Instagram influencer
How one Instagram user turned her account into a career 01:41

NEW YORK -- When you're looking at pictures on social media, sometimes they seem perfect enough to be an advertisement. And sometimes, that's exactly what they are.

Social media influencer Alexa Mehraban's job sounds too good to be true. She takes pictures of food and posts them on Instagram. Companies pay her to do it.

"Once I started working with brands, and working on paid posts, and creating advertisements, I realized people were really starting to see the value in what I was doing," Mehraban said.

More than 270,000 people follow her "Eating NYC" Instagram account. She's considered a social media influencer because her posts theoretically influence her audience about what and where to eat.

Alexa Mehraban gets paid to take pictures of food and post them on Instagram. CBS News

Gil Eyal is founder of Hypr Brands, which runs a search engine for companies looking for the right influencer to sell their products.

"It's a basic rule of marketing," Eyal said. "The better you target, the more targeted your audience is, the better the outcome is likely to be."

Eyal said this new form of advertising is especially popular in the fashion, beauty and leisure industries. He said there are 10 million influencers, all of whom are supposed to identify paid posts as ads, but as many as 90 percent do not.

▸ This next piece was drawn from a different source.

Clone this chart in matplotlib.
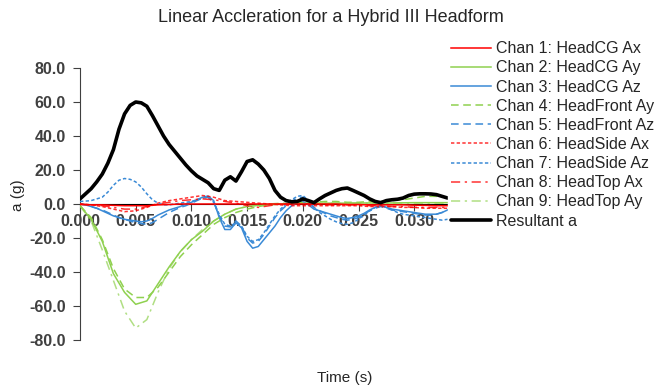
import numpy as np
import matplotlib.pyplot as plt

# time bases (ms): fine grid for resultant and Az channels, coarse for the rest
t_fine_ms = np.arange(0, 33.5, 0.5)
t_ms = np.arange(0, 34, 1.0)

resultant = [3, 6, 9, 13, 17.6, 24, 32, 44, 53, 58, 60, 59.5, 57.5, 52, 46, 40, 35,
             31, 27, 23, 19.5, 16.5, 14.5, 12.5, 9, 8, 14, 16, 13.5, 19, 25, 26, 23.5,
             20, 15, 8, 4, 2, 1.3, 1.5, 3, 2, 0.8, 3, 5, 6.5, 8, 9, 9.4, 8, 6.5, 5, 3,
             1.5, 0.8, 2, 2.5, 2.8, 3.5, 5, 5.8, 6, 6, 5.9, 5.5, 4.5, 3.5]

chan3_cg_az = [0, -0.5, -1.5, -2.5, -4, -5.5, -7, -8, -9, -9.5, -10, -10.5, -10, -8.5,
               -6.5, -5, -3.5, -2.5, -1.5, 0, 1, 2.5, 4, 4.7, 2, -8, -15, -15, -11, -14,
               -22, -26, -25, -21, -17, -13, -8, -4, -1, 0.5, 1.5, -0.5, -3, -4, -5, -6,
               -7, -8, -8.5, -8, -7, -5.5, -3.5, -2, -1, -2, -3, -3.5, -4, -4.5, -5,
               -5.5, -6, -6, -6, -5, -3.5]

chan5_front_az = [0, -0.5, -1.5, -2.5, -3.5, -5, -6.5, -8, -9, -10, -11, -11.5, -12, -11,
                  -9, -7, -5, -3.5, -2, -1, 0.5, 2, 3.5, 4, 1, -7, -13, -13.5, -10, -13,
                  -20, -23, -22, -18, -13, -8, -4, -1, 1.5, 3.5, 4, 1.5, -2, -4, -5.5, -7,
                  -8, -9, -9.5, -9, -8, -6, -4, -2.5, -1.5, -2.5, -3.5, -4, -4.5, -5,
                  -5.5, -6, -6.5, -6.5, -6, -5, -4]

chan7_side_az = [1.5, 1.7, 2, 3, 4, 7, 11, 14, 15, 14.5, 13, 10, 6, 2.5, 0.5, -0.5, -0.5,
                 0, 0.5, 1, 1.5, 2.5, 3.5, 4, 1, -6, -12, -13, -11, -13, -19, -22, -21,
                 -17, -12, -7, -3, 0, 2.5, 4.5, 5, 2, -2, -5, -7, -9, -10.5, -11.5, -12,
                 -11, -9, -6.5, -4, -2, -1, -2, -3.5, -5, -6, -6.5, -7, -7.5, -8, -8.5,
                 -9, -9.5, -9]

chan2_cg_ay = [-1, -9, -22, -41, -52, -59, -57, -47, -37, -28, -21, -16, -10, -6, -3, -1.5,
               -0.8, -0.3, 0, 0.3, 0.5, 0.5, 0.5, 0.5, 0.5, 0.6, 0.6, 0.6, 0.6, 0.7, 0.8,
               0.8, 0.8, 0.8]

chan4_front_ay = [-1, -8, -21, -38, -50, -55, -55, -49, -40, -31, -24, -18, -12, -8, -5, -3,
                  -1.5, -0.5, 0, 0.5, 1, 1, 1.5, 1.5, 1, 1, 1.5, 1.5, 2, 2.5, 3.5, 4.5,
                  4.5, 4]

chan9_top_ay = [-1, -10, -27, -45, -63, -73, -68, -52, -38, -28, -21, -15, -10, -6, -3, -1.5,
                -0.5, 0, 0.5, 0.5, 0.5, 0.5, 0.5, 0.5, 0.5, 0.5, 0.5, 0.5, 0.5, 0.5, 0.5,
                0.5, 0.5, 0.5]

chan1_cg_ax = [-0.3, -0.5, -0.5, -0.8, -1, -1, -1, -0.5, -0.3, 0, 0, 0, 0, 0, 0, 0, 0, 0, 0,
               0, 0, 0, 0, 0, -0.3, -0.3, -0.5, -0.5, -0.5, -0.5, -0.7, -0.8, -1, -1]

chan6_side_ax = [0, -0.5, -1.5, -3, -4.5, -4, -2, 0.5, 2, 3, 4, 5, 4, 2, 1.5, 1, 0.5, 0, -0.5,
                 -1, -1, -1, -1, -1, -1, -1, -1.5, -1.5, -1.5, -2, -2, -2.5, -2.5, -2.5]

chan8_top_ax = [0, -0.5, -1, -2, -3, -3, -1.5, 0, 1, 2, 2.5, 3, 2.5, 1.5, 0.5, -1, -2, -1, 0,
                0, 0, 0, -0.5, -0.5, -0.5, -0.5, -1, -1, -1.5, -1.5, -2, -2, -2, -2]

t_fine = t_fine_ms / 1000.0
t = t_ms / 1000.0

RED = '#ff0000'
GREEN = '#8fd14f'
BLUE = '#3a8ad6'

plt.rcParams['font.family'] = ['Liberation Sans', 'DejaVu Sans']

fig = plt.figure(figsize=(6.59, 3.87), dpi=100)
ax = fig.add_axes([80 / 659, 47 / 387, 557 / 659, 272 / 387])

lw = 1.1
ax.plot(t, chan1_cg_ax, color=RED, lw=lw, label='Chan 1: HeadCG Ax', zorder=4)
ax.plot(t, chan2_cg_ay, color=GREEN, lw=lw, label='Chan 2: HeadCG Ay', zorder=3)
ax.plot(t_fine, chan3_cg_az, color=BLUE, lw=lw, label='Chan 3: HeadCG Az', zorder=3)
ax.plot(t, chan4_front_ay, color=GREEN, lw=lw, ls=(0, (5, 3)),
        label='Chan 4: HeadFront Ay', zorder=3)
ax.plot(t_fine, chan5_front_az, color=BLUE, lw=lw, ls=(0, (5, 3)),
        label='Chan 5: HeadFront Az', zorder=3)
ax.plot(t, chan6_side_ax, color=RED, lw=lw, ls=(0, (2.2, 1.5)), alpha=0.8,
        label='Chan 6: HeadSide Ax', zorder=3)
ax.plot(t_fine, chan7_side_az, color=BLUE, lw=lw, ls=(0, (2.2, 1.5)),
        label='Chan 7: HeadSide Az', zorder=3)
ax.plot(t, chan8_top_ax, color=RED, lw=lw, ls=(0, (6, 3, 1.5, 3)), alpha=0.8,
        label='Chan 8: HeadTop Ax', zorder=3)
ax.plot(t, chan9_top_ay, color=GREEN, lw=lw, ls=(0, (6, 3, 1.5, 3)), alpha=0.7,
        label='Chan 9: HeadTop Ay', zorder=3)
ax.plot(t_fine, resultant, color='black', lw=2.6, label='Resultant a', zorder=4,
        solid_capstyle='round', solid_joinstyle='round')

ax.set_xlim(0, 0.05)
ax.set_ylim(-80, 80)
ax.set_xticks(np.arange(0, 0.0501, 0.005))
ax.set_xticklabels(['%.3f' % v for v in np.arange(0, 0.0501, 0.005)])
ax.set_yticks(np.arange(-80, 81, 20))
ax.set_yticklabels(['%.1f' % v for v in np.arange(-80, 81, 20)])

for s in ['top', 'right']:
    ax.spines[s].set_visible(False)
ax.spines['bottom'].set_position(('data', 0))
ax.spines['bottom'].set_color('black')
ax.spines['left'].set_color('#404040')
ax.tick_params(axis='both', direction='out', length=5, width=0.8, colors='#404040',
               labelsize=11.5)
ax.tick_params(axis='x', pad=2)
ax.tick_params(axis='y', pad=5)
for lab in ax.get_xticklabels() + ax.get_yticklabels():
    lab.set_fontweight('bold')
    lab.set_color('#404040')

fig.text(331 / 659, 1 - 18 / 387, 'Linear Accleration for a Hybrid III Headform',
         ha='center', va='center', fontsize=13, color='#262626')
fig.text(18 / 659, 1 - 195 / 387, 'a (g)', rotation=90, ha='center', va='center',
         fontsize=11, color='#262626')
fig.text(345 / 659, 1 - 378 / 387, 'Time (s)', ha='center', va='center',
         fontsize=11, color='#262626')

leg = ax.legend(loc='upper left', bbox_to_anchor=(448 / 659, 1 - 38 / 387),
                bbox_transform=fig.transFigure, frameon=True, fancybox=False,
                edgecolor='white', facecolor='white', framealpha=1,
                fontsize=11.5, handlelength=2.5, handletextpad=0.3,
                labelspacing=0.26, borderpad=0.2, borderaxespad=0)
for txt in leg.get_texts():
    txt.set_color('#262626')

fig.savefig('out.png', dpi=100)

"Now, we're seeing a shift towards disclosure because the [Federal Trade Commission] has kind of stamped down and said, 'Okay, we're looking at you,'" Eyal said.

Mehraban has promoted brands as big as Oreo and McDonald's.

"I've kind of had the opportunity to watch this whole cultural transformation unfold," she said.

If a picture is worth a thousand words, for Mehraban, it can also be worth thousands of dollars.

How Instagram aims to filter out hate 04:15

Tune in Monday, Aug. 14 at 10 p.m. ET/PT on CBS and on our streaming network CBSN to watch "CBSN: On Assignment" get an exclusive look inside Instagram, where engineers are using cutting edge technology to create "kindness." Are they going too far to limit free speech?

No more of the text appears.